INGREDIENTS
- 1/4 cup extra-virgin olive oil
- 1 medium onion, quartered and very thinly sliced
- 1 leek, white and pale green parts only, halved lengthwise and sliced 1/4inch thick
- 1 carrot, sliced 1/4 inch thick
- 1 teaspoon crushed red pepper ( go light here if you don’t like spice)
- Kosher salt
- 1 large celery root, peeled and cut into 1/2-inch dice
- 1 medium rutabaga, peeled and cut into 1/2-inch dice
- 2 teaspoons sugar
- 1 quart vegetable broth
- One 15-ounce can whole peeled tomatoes, drained and crushed by hand
- One 15-ounce can cannellini beans, drained and rinsed
- 1 celery rib, thinly sliced
- 1 small garlic clove, minced
- 1/2 cup packed basil leaves, chopped
- 1/2 cup freshly grated Parmesan cheese
- 1 tablespoon red wine vinegar
- Freshly ground pepper
Preparation
- In a large soup pot, heat the olive oil until shimmering.
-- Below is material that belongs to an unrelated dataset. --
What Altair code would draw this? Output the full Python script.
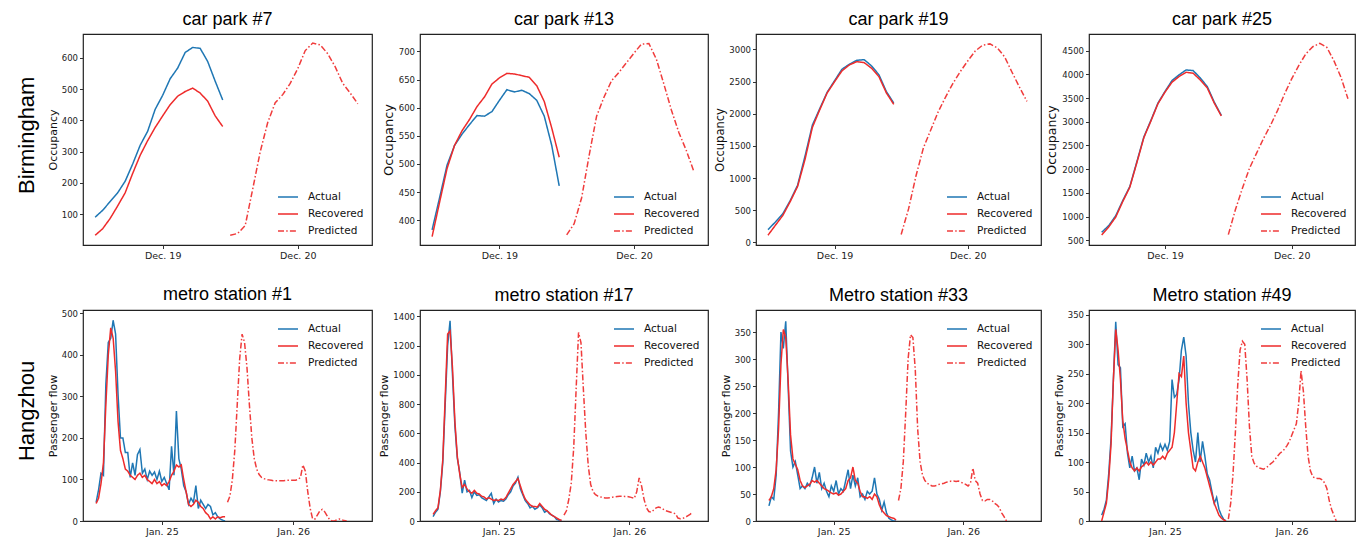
import altair as alt
import pandas as pd

SERIES = ["Actual", "Recovered", "Predicted"]
COLORS = ["#1f77b4", "#ee2b2b", "#f03c3c"]
DASHES = [[1, 0], [1, 0], [6, 2.2, 1.5, 2.2]]

car_days = ["Dec. 19", "Dec. 20"]
metro_days = ["Jan. 25", "Jan. 26"]
car_slots = 18      # half-hourly readings per day
metro_slots = 54    # readings per day (metro)

# ---------------- Birmingham car parks ----------------
cp7_actual = [90, 112, 140, 168, 205, 260, 320, 365, 435, 480, 533, 567, 617, 633, 630, 588, 525, 465]
cp7_recovered = [32, 53, 86, 126, 168, 230, 288, 335, 377, 414, 450, 477, 492, 503, 487, 461, 414, 380]
cp7_predicted = [32, 38, 63, 180, 299, 393, 456, 482, 518, 565, 623, 647, 641, 613, 571, 518, 487, 453]

cp13_actual = [383, 440, 498, 533, 553, 570, 586, 585, 593, 613, 632, 628, 631, 625, 613, 585, 533, 461]
cp13_recovered = [371, 432, 492, 533, 559, 579, 602, 619, 642, 653, 661, 660, 657, 654, 639, 611, 564, 512]
cp13_predicted = [374, 394, 440, 515, 585, 619, 648, 663, 680, 697, 713, 714, 686, 642, 596, 556, 524, 487]

cp19_actual = [199, 317, 445, 649, 889, 1339, 1824, 2080, 2335, 2514, 2693, 2770, 2831, 2841, 2744, 2606, 2345, 2167]
cp19_recovered = [112, 266, 419, 634, 869, 1288, 1789, 2064, 2325, 2499, 2667, 2759, 2810, 2795, 2708, 2575, 2325, 2146]
cp19_predicted = [123, 521, 1032, 1467, 1748, 2029, 2259, 2473, 2657, 2821, 2974, 3066, 3086, 3025, 2882, 2642, 2412, 2192]

cp25_actual = [668, 808, 1017, 1339, 1633, 2157, 2682, 3031, 3395, 3640, 3871, 3990, 4094, 4080, 3927, 3745, 3416, 3136]
cp25_recovered = [612, 780, 990, 1318, 1619, 2136, 2668, 3017, 3381, 3626, 3836, 3955, 4045, 4024, 3885, 3717, 3395, 3122]
cp25_predicted = [619, 1143, 1598, 2017, 2332, 2647, 2927, 3241, 3591, 3906, 4185, 4430, 4584, 4654, 4570, 4290, 3941, 3486]

# ---------------- Hangzhou metro stations ----------------
m1_actual = [45, 75, 115, 110, 330, 430, 440, 483, 450, 305, 200, 200, 165, 165, 105, 140, 110, 160,
             172, 115, 125, 100, 120, 110, 118, 100, 120, 95, 105, 90, 75, 180, 110, 265, 150, 125,
             85, 70, 40, 55, 45, 85, 30, 50, 40, 30, 40, 35, 15, 20, 10, 5, 2, 0]
m1_recovered = [42, 55, 90, 140, 280, 400, 465, 440, 360, 240, 170, 150, 125, 120, 110, 105, 100, 110,
                115, 105, 110, 100, 95, 90, 100, 90, 95, 85, 90, 85, 95, 110, 120, 135, 130, 135,
                100, 70, 40, 35, 40, 50, 45, 35, 30, 20, 15, 5, 10, 5, 10, 8, 10, 10]
m1_predicted = [45, 60, 100, 170, 280, 390, 450, 430, 370, 280, 200, 150, 125, 112, 105, 102, 100, 99,
                98, 97, 97, 97, 97, 97, 98, 98, 98, 98, 98, 100, 105, 135, 120, 70, 30, 5,
                5, 15, 25, 28, 22, 12, 3, 0, 0, 3, 5, 3, 1, 0]

m17_actual = [30, 60, 80, 200, 400, 800, 1200, 1370, 1000, 650, 430, 330, 190, 280, 200, 210, 160, 200,
              175, 180, 160, 150, 140, 165, 190, 120, 150, 130, 140, 135, 150, 180, 200, 240, 260, 300,
              220, 180, 140, 120, 90, 100, 80, 90, 110, 90, 60, 70, 50, 40, 30, 10, 5, 0]
m17_recovered = [45, 70, 90, 210, 420, 850, 1280, 1300, 1050, 680, 440, 320, 230, 250, 220, 200, 190, 210,
                 190, 185, 170, 165, 150, 160, 150, 140, 145, 140, 150, 145, 160, 190, 220, 250, 270, 290,
                 240, 190, 150, 130, 110, 100, 100, 95, 120, 100, 80, 70, 55, 40, 30, 20, 10, 5]
m17_predicted = [40, 70, 150, 260, 500, 900, 1290, 1220, 900, 600, 380, 250, 200, 180, 170, 165, 160, 158,
                 158, 160, 163, 165, 168, 170, 170, 168, 168, 165, 160, 155, 200, 295, 240, 150, 90, 65,
                 60, 75, 90, 95, 90, 80, 70, 65, 60, 55, 50, 20, 15, 18, 25, 35, 45, 60]

m33_actual = [28, 45, 40, 85, 200, 350, 320, 370, 250, 130, 100, 110, 85, 60, 65, 60, 70, 65,
              80, 100, 70, 90, 60, 70, 55, 45, 65, 55, 75, 50, 60, 55, 75, 95, 60, 85,
              65, 80, 45, 50, 40, 55, 50, 55, 80, 50, 40, 20, 35, 15, 5, 2, 0, 0]
m33_recovered = [38, 45, 60, 95, 170, 290, 355, 340, 260, 160, 115, 105, 95, 75, 65, 62, 65, 68,
                 75, 72, 75, 70, 65, 60, 58, 55, 52, 50, 52, 48, 50, 55, 60, 75, 80, 100,
                 75, 70, 55, 45, 45, 42, 45, 40, 50, 45, 30, 20, 15, 10, 8, 6, 5, 2]
m33_predicted = [38, 60, 110, 200, 300, 345, 340, 280, 170, 110, 85, 75, 70, 67, 65, 65, 66, 68,
                 69, 70, 72, 73, 74, 74, 73, 74, 72, 70, 68, 65, 70, 98, 75, 70, 50, 38,
                 37, 40, 40, 38, 33, 30, 25, 15, 8, 0]

m49_actual = [10, 20, 35, 80, 140, 240, 338, 265, 260, 160, 165, 115, 90, 110, 85, 90, 70, 105,
              95, 115, 100, 110, 90, 125, 115, 130, 120, 130, 120, 135, 240, 210, 215, 240, 290, 312,
              280, 200, 150, 120, 100, 150, 100, 135, 110, 80, 70, 50, 30, 40, 20, 10, 3, 0]
m49_recovered = [0, 15, 30, 70, 130, 240, 325, 290, 240, 170, 140, 120, 100, 90, 85, 90, 85, 92,
                 95, 100, 95, 100, 95, 100, 105, 105, 110, 105, 115, 120, 125, 150, 200, 250, 245, 280,
                 200, 150, 120, 90, 85, 100, 110, 100, 90, 75, 60, 45, 30, 20, 10, 5, 2, 0]
m49_predicted = [3, 30, 80, 150, 230, 290, 305, 300, 240, 160, 110, 98, 93, 90, 89, 88, 90, 93,
                 97, 100, 105, 110, 115, 118, 122, 128, 135, 145, 155, 165, 200, 255, 220, 160, 110, 85,
                 75, 73, 72, 72, 70, 65, 55, 35, 20, 10, 0]

PANEL_H = 211


def panel(title, actual, recovered, predicted, slots, days, ylabel, yticks, ydom, xdom,
          width, legend_orient, ytitle_size):
    recs = []
    for name, vals, start in (("Actual", actual, 0), ("Recovered", recovered, 0),
                              ("Predicted", predicted, slots)):
        for i, v in enumerate(vals):
            recs.append({"t": -0.5 + (start + i) / slots, "v": v, "series": name})
    df = pd.DataFrame(recs)
    label_expr = "[" + ",".join("'%s'" % d for d in days) + "][datum.value]"
    x = alt.X("t:Q", scale=alt.Scale(domain=xdom, nice=False, zero=False),
              axis=alt.Axis(values=[0, 1], labelExpr=label_expr, title=None,
                            labelFontSize=9.5, labelPadding=1.5, labelFlush=False))
    y = alt.Y("v:Q", scale=alt.Scale(domain=ydom, nice=False, zero=False),
              axis=alt.Axis(values=yticks, title=ylabel, titleFontSize=ytitle_size,
                            labelFontSize=8.5, titlePadding=3, labelPadding=2,
                            labelFlush=False, format="d"))
    leg = alt.Legend(title=None, orient=legend_orient, offset=8, symbolType="stroke",
                     symbolSize=400, symbolStrokeWidth=1.6, labelFont="DejaVu Sans",
                     labelFontSize=10.5, labelOffset=9, rowPadding=-11, padding=0,
                     labelColor="#111")
    color = alt.Color("series:N", scale=alt.Scale(domain=SERIES, range=COLORS), legend=leg)
    dash = alt.StrokeDash("series:N", scale=alt.Scale(domain=SERIES, range=DASHES), legend=leg)
    base = alt.Chart(df).mark_line(strokeWidth=1.5, clip=True).encode(
        x=x, y=y, color=color, strokeDash=dash)
    layers = [base.transform_filter(alt.datum.series == s) for s in SERIES]
    return alt.layer(*layers).properties(width=width, height=PANEL_H, title=title)


car_x = [-0.59, 1.55]
metro_x = [-0.6, 1.6]
last_x = [-0.6, 1.5]
widths = [289, 288, 285, 266]

row1 = [
    panel("car park #7", cp7_actual, cp7_recovered, cp7_predicted, car_slots, car_days,
          "Occupancy", [100, 200, 300, 400, 500, 600], [1, 676], car_x, widths[0], "bottom-right", 11),
    panel("car park #13", cp13_actual, cp13_recovered, cp13_predicted, car_slots, car_days,
          "Occupancy", [400, 450, 500, 550, 600, 650, 700], [356, 731], car_x, widths[1], "bottom-right", 13),
    panel("car park #19", cp19_actual, cp19_recovered, cp19_predicted, car_slots, car_days,
          "Occupancy", [0, 500, 1000, 1500, 2000, 2500, 3000], [-40, 3240], car_x, widths[2], "bottom-right", 11.5),
    panel("car park #25", cp25_actual, cp25_recovered, cp25_predicted, car_slots, car_days,
          "Occupancy", [500, 1000, 1500, 2000, 2500, 3000, 3500, 4000, 4500], [400, 4852], last_x, widths[3], "bottom-right", 12.5),
]
row2 = [
    panel("metro station #1", m1_actual, m1_recovered, m1_predicted, metro_slots, metro_days,
          "Passenger flow", [0, 100, 200, 300, 400, 500], [0, 508], metro_x, widths[0], "top-right", 11),
    panel("metro station #17", m17_actual, m17_recovered, m17_predicted, metro_slots, metro_days,
          "Passenger flow", [0, 200, 400, 600, 800, 1000, 1200, 1400], [0, 1444], metro_x, widths[1], "top-right", 11),
    panel("Metro station #33", m33_actual, m33_recovered, m33_predicted, metro_slots, metro_days,
          "Passenger flow", [0, 50, 100, 150, 200, 250, 300, 350], [0, 391], metro_x, widths[2], "top-right", 11),
    panel("Metro station #49", m49_actual, m49_recovered, m49_predicted, metro_slots, metro_days,
          "Passenger flow", [0, 50, 100, 150, 200, 250, 300, 350], [0, 358], last_x, widths[3], "top-right", 11),
]


def row(panels, label):
    return alt.hconcat(
        *panels, spacing=48, bounds="flush",
        title=alt.TitleParams(label, orient="left", anchor="middle", fontSize=22,
                              font="Liberation Sans", fontWeight="normal", offset=8,
                              color="black"),
    ).resolve_scale(color="independent", strokeDash="independent").resolve_legend(
        color="independent", strokeDash="independent")


chart = alt.vconcat(
    row(row1, "Birmingham"), row(row2, "Hangzhou"), spacing=24
).resolve_scale(color="independent", strokeDash="independent").resolve_legend(
    color="independent", strokeDash="independent"
).properties(
    padding={"left": 7, "top": 2, "right": 0, "bottom": 0}, background="white"
).configure_view(
    stroke="#222", strokeWidth=1.2
).configure_axis(
    domain=False, grid=False, tickColor="#333", tickSize=3.5, labelColor="#222",
    labelFont="DejaVu Sans", titleFont="DejaVu Sans", titleFontWeight="normal",
    titleColor="#111"
).configure_title(
    font="Liberation Sans", fontSize=18, fontWeight="normal", color="black",
    offset=5, anchor="middle"
)

chart.save("out.html", embed_options={"renderer": "svg", "actions": False})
Add the onion, leek, carrot and crushed red pepper, season with salt and cook over moderately high heat, stirring occasionally, until just tender, about 3 minutes. Stir in the celery root, rutabaga and sugar. Add the broth, tomatoes and 1 quart of water and bring to a boil, then reduce the heat to moderately low, cover and simmer until the rutabaga is tender, about 15 minutes.
- Add the beans, celery rib and garlic and simmer for 5 minutes. Add more water if the soup is too thick. Stir in the basil, cheese and vinegar, season with salt and pepper and serve.
MAKE AHEAD
The minestrone can be prepared through Step 1 and refrigerated for up to 2 days.